Wapping itself is given up entirely to seamen and those who supply them with stores and other necessities. The old taverns look quaint, built end on to the river, with open galleries and balconies alive with sailors and those that go down to the sea in ships. Here they drink and talk of the wonders they have seen in the great waters, spinning their yarn, while assembling crews for the next voyage.
The neighbourhood is a dangerous one, for the pressgang are always very busy snapping up likely subjects for the Queen's Navy. All along this bank smuggling is extensively practised, and many of these public-houses have trap-doors and cellars artfully concealed, where many a keg of Nantz or Hollands find a temporary home.
The same neighbourhood also has a darker side, for here is Execution Dock, where they hang pirates and sea-rovers or bold buccaneers on a gibbet at low-water mark, and there they are left until three tides have overflowed them.

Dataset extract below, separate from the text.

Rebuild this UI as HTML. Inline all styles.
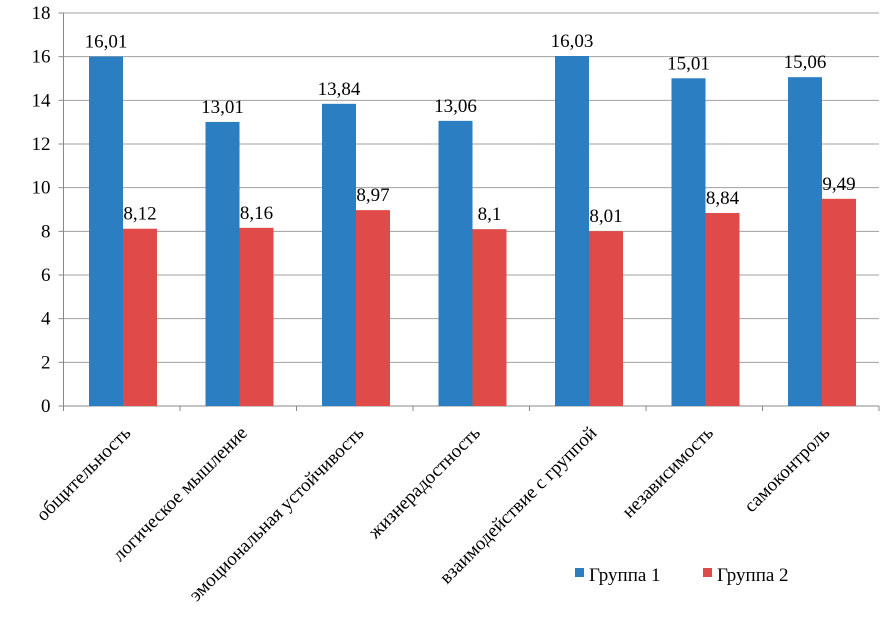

This place of ill omen has been in existence ever since the reign of Henry the Sixth, Sometimes the malefactors after execution were hung in chains and placed in prominent places on the banks at Bugsby's Hole, Blackwall, where their swaying bodies and creaking chains might be seen by sailors as a ghastly warning.
"Then, fair Thames, Queen of fresh water, famous through the world, And not the least through us, whose double tides Must overflow our bodies; being dead May thy clear waves our scandals wash away, But keep our valours living." Old Play: HEYWOOD AND ROWLEY,
It was in Wapping that, after James the Second's flight, Lord Chancellor Jefferies concealed himself, disguised as a common sailor, in a small alehouse called the "Red Cow," in Anchor and Hope Alley, hard by King Edward's Stairs.
He was trying to escape abroad, but in an unguarded moment he looked out of one of the windows, and was recognised by a Chancery clerk.
Any one having once seen that terrible face could never forget it. He immediately raised a hue and cry, and the house was surrounded and the ex-Lord Chancellor arrested.
Such was the fury of the mob that he was nearly torn to pieces, and, had it not been for the King's officers, who shielded him, would scarcely have escaped instant death.
He was locked up in the Tower, where he subsequently died, as some say, from the effects of the violence of the mob, but really from stone, from which he had cruelly suffered for some years.
The laws at that time were cruel, and, as judge, he never mitigated one atom of their severity. He simply administered them as they were, but his habit of browbeating witnesses, and his violent conduct generally on the bench, have branded his name with infamy.